Black comedies are hard nuts to crack. Although, to be fair, Bollywood has a history of some brilliant dark comedies going way back to the likes of Jaane Bhi Do Yaaro (1983). But these films are far and few between.
This year, Judgmental Hai Kya made a bold, albeit somewhat half-hearted attempt at a mind-bending cat and mouse game between Keshav (Rajkumar Rao) and Bobby (Kangana Ranaut), both of whom rise up to the occasion with aplomb. Quirky from beginning to end, this dark whodunit is one of the most unconventional films of the year.
Another underrated film of the year, Jhalki focused on the rarely touched upon social issue of child slavery.
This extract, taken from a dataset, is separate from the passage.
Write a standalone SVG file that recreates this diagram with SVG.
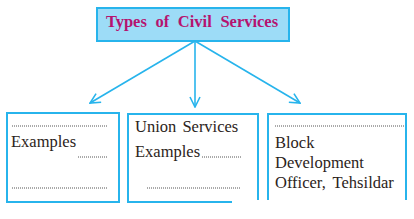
<svg xmlns="http://www.w3.org/2000/svg" width="414" height="219" viewBox="0 0 414 219">
<defs>
<style>
.box{fill:#fff;stroke:#27b4ec;stroke-width:2}
.edge{fill:none;stroke:#27b4ec;stroke-width:1.6}
.t{font-family:"Liberation Serif","Times New Roman",serif;font-size:16.5px;fill:#2b2320}
.title{font-family:"Liberation Serif","Times New Roman",serif;font-size:16.5px;font-weight:bold;fill:#b5136f;word-spacing:4.5px}
.dot{stroke:#555;stroke-width:1;stroke-dasharray:1 1;fill:none}
</style>
<marker id="ah" viewBox="0 0 12 12" refX="11" refY="6" markerWidth="12" markerHeight="12" markerUnits="userSpaceOnUse" orient="auto">
<path d="M1,1 L11,6 L1,11" fill="none" stroke="#27b4ec" stroke-width="1.6"/>
</marker>
</defs>
<rect width="414" height="219" fill="#fff"/>
<g id="connectors">
<line class="edge" x1="195" y1="41" x2="90" y2="103" marker-end="url(#ah)"/>
<line class="edge" x1="195" y1="41" x2="195" y2="107" marker-end="url(#ah)"/>
<line class="edge" x1="195" y1="41" x2="300" y2="103" marker-end="url(#ah)"/>
</g>
<g id="title">
<rect x="97" y="8" width="192" height="33" fill="#9ddcf7" stroke="#27b4ec" stroke-width="2"/>
<text class="title" x="192" y="27" text-anchor="middle">Types of Civil Services</text>
</g>
<g id="box1">
<rect class="box" x="7" y="113" width="112" height="89"/>
<line class="dot" x1="12" y1="126" x2="107" y2="126"/>
<text class="t" x="11" y="147">Examples</text>
<line class="dot" x1="78" y1="157" x2="107" y2="157"/>
<line class="dot" x1="12" y1="188" x2="107" y2="188"/>
</g>
<g id="box2">
<path class="box" d="M232,202 H128 V114 H258 V200" />
<text class="t" x="135" y="132" word-spacing="2">Union Services</text>
<text class="t" x="135" y="157">Examples</text>
<line class="dot" x1="202" y1="157" x2="241" y2="157"/>
<line class="dot" x1="147" y1="188" x2="241" y2="188"/>
</g>
<g id="box3">
<path class="box" d="M268,200 V114 H406 V200"/>
<line class="dot" x1="275" y1="126" x2="404" y2="126"/>
<text class="t" x="275" y="148">Block</text>
<text class="t" x="275" y="168">Development</text>
<text class="t" x="275" y="188" word-spacing="3">Officer, Tehsildar</text>
</g>
</svg>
Somewhere in the interiors of UP, young Jhalki’s parents have sold off her little brother in return for a meagre amount of money. Jhalki, however, is only aware of her brother’s disappearance and sets out on a grand mission to find her lost brother.
Jhalki is a collage of colours, childish imagination, hope and harsh social truths. The film hangs on the precipice between a fairy tale and a social drama, and while it ends up doing neither very smartly, it is at least a sincere endeavor to bring to light some disturbing realities from a child’s perspective.
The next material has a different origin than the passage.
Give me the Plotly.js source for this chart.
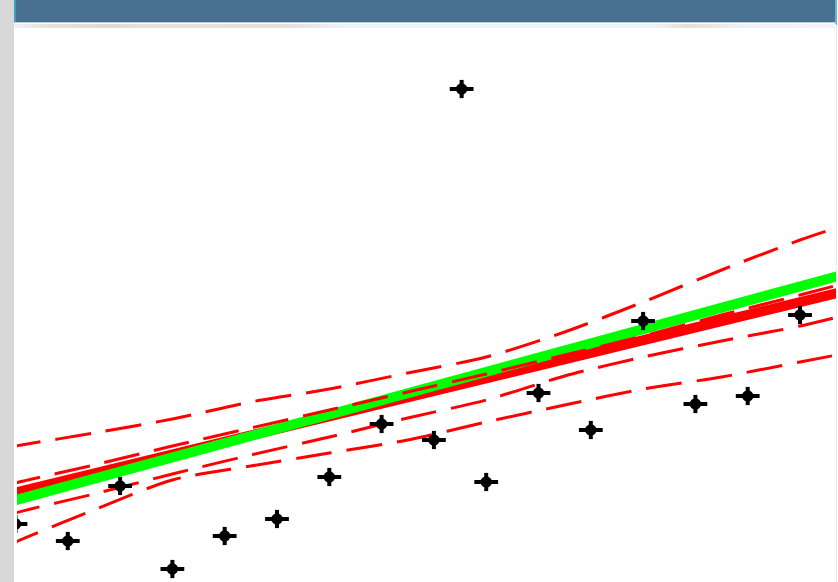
<!DOCTYPE html>
<html>
<head>
<meta charset="utf-8">
<script src="https://cdn.plot.ly/plotly-3.0.1.min.js"></script>
<style>
  html, body { margin: 0; padding: 0; background: #ffffff; }
  #page { position: relative; width: 838px; height: 582px; overflow: hidden; background: #ffffff; }
  #side { position: absolute; left: 0; top: 0; width: 14px; height: 582px; background: #d8d8d8; }
  #bar { position: absolute; left: 14px; top: 0; width: 822px; height: 22px; background: #4a7090; }
  #barEdgeL { position: absolute; left: 14px; top: 0; width: 2px; height: 22px; background: #3d9cc4; }
  #barEdgeR { position: absolute; left: 835px; top: 0; width: 2px; height: 25px; background: #62b6dc; }
  #rule { position: absolute; left: 14px; top: 22px; width: 822px; height: 1px; background: #b9cfdd; }
  #strip { position: absolute; left: 14px; top: 24px; width: 822px; height: 4px;
    background: linear-gradient(90deg, #eef2f5 0%, #e4e2dc 4%, #dcdcd2 12%, #e6e3de 16%, #e3e0dc 33%, #eef2f6 40%, #eef2f6 78%, #e6ded4 82%, #eef1f4 88%, #f2f4f6 100%); }
  #edgeR { position: absolute; left: 836px; top: 25px; width: 1px; height: 557px; background: #e6ecf2; }
  #chart { position: absolute; left: 14px; top: 28px; width: 822px; height: 554px; }
</style>
</head>
<body>
<div id="page">
  <div id="side"></div>
  <div id="bar"></div>
  <div id="barEdgeL"></div>
  <div id="barEdgeR"></div>
  <div id="rule"></div>
  <div id="strip"></div>
  <div id="edgeR"></div>
  <div id="chart"></div>
</div>
<script>
// Observations
const pointX = [1, 2, 3, 4, 5, 6, 7, 8, 9, 9.53, 10, 11, 12, 13, 14, 15, 16];
const pointY = [5.8, 4.1, 9.6, 1.3, 4.6, 6.3, 10.5, 15.8, 14.2, 49.3, 10.0, 18.9, 15.2, 26.1, 17.8, 18.6, 26.7];

// Fitted lines
const fitX = [0.8, 16.8];
const greenFitY = [7.9, 30.7];
const redFitY = [8.7, 29.0];

// Bands around the red fit
const bandX = [0.8, 1, 2.5, 4, 5.5, 7, 8.5, 10, 11.5, 13, 14.5, 16, 16.8];
const outerUpper = [13.4, 13.6, 14.9, 16.3, 18.0, 19.3, 20.9, 22.5, 25.0, 28.0, 31.2, 34.2, 35.6];
const innerUpper = [9.6, 9.9, 11.7, 13.6, 15.4, 17.2, 19.0, 20.8, 22.7, 24.6, 26.7, 28.7, 29.8];
const innerLower = [6.5, 6.9, 8.8, 10.8, 12.7, 14.5, 16.4, 18.2, 20.6, 22.5, 24.1, 25.6, 26.6];
const outerLower = [3.5, 4.0, 7.2, 10.2, 11.6, 12.9, 14.2, 16.0, 17.7, 19.3, 20.5, 22.0, 22.8];

const RED = '#ff0000';
const GREEN = '#00ff00';

function band(y) {
  return {
    x: bandX, y: y, type: 'scatter', mode: 'lines', hoverinfo: 'skip',
    line: { color: RED, width: 3, dash: '36px,15px', shape: 'spline', smoothing: 0.8 }
  };
}

const traces = [
  { x: fitX, y: redFitY, type: 'scatter', mode: 'lines', line: { color: RED, width: 10 } },
  { x: fitX, y: greenFitY, type: 'scatter', mode: 'lines', line: { color: GREEN, width: 10 } },
  band(outerUpper),
  band(innerUpper),
  band(innerLower),
  band(outerLower),
  // point marks: a round body with a horizontal bar and short vertical stubs
  { x: pointX, y: pointY, type: 'scatter', mode: 'markers',
    marker: { symbol: 'circle', size: 11.5, color: '#000000' } },
  { x: pointX, y: pointY, type: 'scatter', mode: 'markers',
    marker: { symbol: 'line-ew', size: 17, line: { color: '#000000', width: 4 } } },
  { x: pointX, y: pointY, type: 'scatter', mode: 'markers',
    marker: { symbol: 'line-ns', size: 13, line: { color: '#000000', width: 4 } } }
];

const hidden = { visible: false, showgrid: false, zeroline: false, fixedrange: true };

const layout = {
  width: 822,
  height: 554,
  margin: { l: 3, r: 0, t: 0, b: 0 },
  paper_bgcolor: '#ffffff',
  plot_bgcolor: '#ffffff',
  showlegend: false,
  xaxis: Object.assign({ range: [1.029, 16.688] }, hidden),
  yaxis: Object.assign({ range: [0, 55.4] }, hidden)
};

Plotly.newPlot('chart', traces, layout, { staticPlot: true, displayModeBar: false });
</script>
</body>
</html>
This film addresses the gap between law and justice. Law, the film declares, is not synonymous with justice, it is a tool to get there. Thus, even when the law is implemented scrupulously, it does not necessarily ensure justice.
Section 375 offers a counter argument to the #metoo movement that has rocked the world recently. Too often do we forget about the opposite end of the spectrum, where innocent men are punished and traumatized for life, usually because there is very little evidence to clear them of false charges.
At a time when the gender politics in the world is heading towards a crescendo, a film that is sarcastic of the woman’s narrative does leave one with an element of unease. Yet, hats off to the film for daring to offer an alternate perspective to the politics of gender violence in the current socio-political climate!
Mired in controversies, Bala finally saw the light of day to narrate the story of one young fella whose life becomes a living hell as he starts balding.
Led by Ayushmann Khurana, this is a romantic comedy with a quirky plot; it tries to become a commentary on the bizarre social psychology that endorses body shaming, puts the fair over the dark-skinned and makes fun of those suffering from hair loss. With an entertaining screenplay and competent actors at the helm, Bala is one of the popular Bollywood films of the year quite expertly addressing an off-beat topic.
Set in rural UP, mostly shown as the backdrop for some of the most bleak narratives these days, Saand Ki Aankh is a fun ride about two women who take up sharpshooting after crossing into their 60s, and well, go on to become champions in that particular sport.
Based on the actual lives of one Chandro and one Prakashi Tomar, the film makes a clear feminist statement, never venturing into the stereotypical woman-needs-to-be-validated-by-man-in-so-called-feminist-film domain. Even the voice-over, which is usually seen as a male prerogative in commercial cinema, is done by a little girl played by Sara Arjun. For the most part, the film hits the Saand Ki Aankh and is definitely one of the more unconventional films of the year.